Even those who survive this hunt may not survive the deep freeze with the water so low so as to leave fewer rise to rise up with the coming of spring.
Yet, despite the cold the freeze here has barely started, easing in at the edges in an early season frost we all know won’t last, painting wrinkles on the face of the old river other seasons hide.
A car horn blares from the middle of the bridge, its echo resounding up and down stream like an alarm, soon duplicated by the insane need for drivers to catch the River Drive light before it turns.

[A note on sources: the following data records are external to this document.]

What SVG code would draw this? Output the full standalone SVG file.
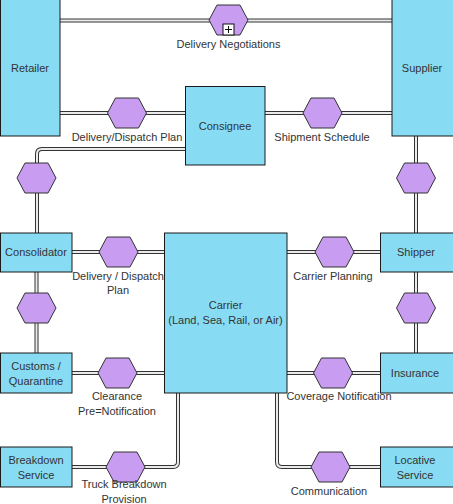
<svg xmlns="http://www.w3.org/2000/svg" xmlns:xlink="http://www.w3.org/1999/xlink" width="453" height="504" viewBox="0 0 453 504">
<style>
.node{fill:#87dcf3;stroke:#1a1a1a;stroke-width:1}
.hex{fill:#c89cf0;stroke:#333;stroke-width:1}
.po{fill:none;stroke:#333;stroke-width:4}
.pi{fill:none;stroke:#ebebeb;stroke-width:2}
text{font-family:"Liberation Sans",Arial,sans-serif;font-size:11px;fill:#333;text-anchor:middle}
</style>
<defs>
<path id="hx" d="M-19.5,0 L-11.5,-15 L11.5,-15 L19.5,0 L11.5,15 L-11.5,15 Z"/>
<g id="pipes">
<path d="M60,20.5 H392"/>
<path d="M60,113 H185"/>
<path d="M265,113 H392"/>
<path d="M185,149 H42 Q37,149 37,154 V233"/>
<path d="M416,136 V233"/>
<path d="M72,252 H164"/>
<path d="M287,252 H380"/>
<path d="M36.5,272 V353"/>
<path d="M416,272 V353"/>
<path d="M72,373 H164"/>
<path d="M287,373 H380"/>
<path d="M178,393 V462 Q178,467 173,467 H72"/>
<path d="M277,393 V462 Q277,467 282,467 H380"/>
</g>
</defs>
<g id="connectors">
<use xlink:href="#pipes" class="po"/>
<use xlink:href="#pipes" class="pi"/>
<g id="hexagons">
<use xlink:href="#hx" class="hex" x="228.5" y="20"/>
<use xlink:href="#hx" class="hex" x="127" y="113"/>
<use xlink:href="#hx" class="hex" x="322.5" y="113"/>
<use xlink:href="#hx" class="hex" x="36.5" y="178"/>
<use xlink:href="#hx" class="hex" x="416" y="178"/>
<use xlink:href="#hx" class="hex" x="118.5" y="252"/>
<use xlink:href="#hx" class="hex" x="334.5" y="252"/>
<use xlink:href="#hx" class="hex" x="36.5" y="308"/>
<use xlink:href="#hx" class="hex" x="416" y="308"/>
<use xlink:href="#hx" class="hex" x="117.5" y="373"/>
<use xlink:href="#hx" class="hex" x="333" y="373"/>
<use xlink:href="#hx" class="hex" x="125.5" y="467"/>
<use xlink:href="#hx" class="hex" x="330.5" y="467"/>
</g>
<g id="plus">
<rect x="223" y="24" width="11" height="11" fill="#fff" stroke="#111"/>
<path d="M225,29.5 H232 M228.5,26 V33" stroke="#111" stroke-width="1"/>
</g>
<g id="labels">
<text x="228.5" y="48">Delivery Negotiations</text>
<text x="127" y="141">Delivery/Dispatch Plan</text>
<text x="322" y="141">Shipment Schedule</text>
<text x="118" y="280">Delivery / Dispatch</text>
<text x="118" y="294">Plan</text>
<text x="333" y="280">Carrier Planning</text>
<text x="117" y="400">Clearance</text>
<text x="117" y="415">Pre=Notification</text>
<text x="339" y="400">Coverage Notification</text>
<text x="124" y="488">Truck Breakdown</text>
<text x="124" y="503">Provision</text>
<text x="329" y="495">Communication</text>
</g>
</g>
<g id="retailer"><rect class="node" x="0.5" y="-1" width="59.5" height="137"/><text x="30" y="72">Retailer</text></g>
<g id="supplier"><rect class="node" x="392" y="-1" width="62" height="137"/><text x="422" y="72">Supplier</text></g>
<g id="consignee"><rect class="node" x="185.5" y="86.5" width="79.5" height="78.5"/><text x="225" y="130">Consignee</text></g>
<g id="consolidator"><rect class="node" x="0.5" y="233" width="71.5" height="39"/><text x="36" y="256">Consolidator</text></g>
<g id="carrier"><rect class="node" x="164.5" y="233" width="122.5" height="160"/><text x="225.5" y="309">Carrier</text><text x="225.5" y="324">(Land, Sea, Rail, or Air)</text></g>
<g id="shipper"><rect class="node" x="380.5" y="233" width="73" height="39"/><text x="416" y="256">Shipper</text></g>
<g id="customs"><rect class="node" x="0.5" y="353" width="71.5" height="40"/><text x="36" y="370">Customs /</text><text x="36" y="385">Quarantine</text></g>
<g id="insurance"><rect class="node" x="380.5" y="353" width="73" height="40"/><text x="415" y="377">Insurance</text></g>
<g id="breakdown"><rect class="node" x="0.5" y="447" width="71.5" height="40"/><text x="36" y="464">Breakdown</text><text x="36" y="479">Service</text></g>
<g id="locative"><rect class="node" x="380.5" y="447" width="73" height="40"/><text x="415" y="464">Locative</text><text x="415" y="479">Service</text></g>
</svg>
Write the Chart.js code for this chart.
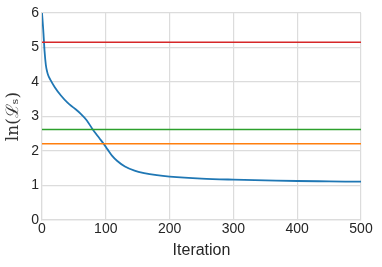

The bridge walls drip rust, brown tears from exposed bolts that keeps civilization hinged, the low river exposing its underbelly other years could not, the brown rot at the bottom of those stanchions cracking from years of temperature changes, algae and pollution, giving evidence as to why the state needs to replace the bridge and widen it, to let more horns honk to get through the same light.
This is the most dreary time for me and the river, the brown time, the moment when the flush of fall fades before the chill of winter comes with too few reminders of the glory days behind, a handful of red berries, a smattering of yellow leaves, highlight perhaps by gray clouds over head.
It is at times like these that I feel brown inside and out, and chilled deeper even when the deep water comes, needing some deep water to settle in until the worst of winter passes.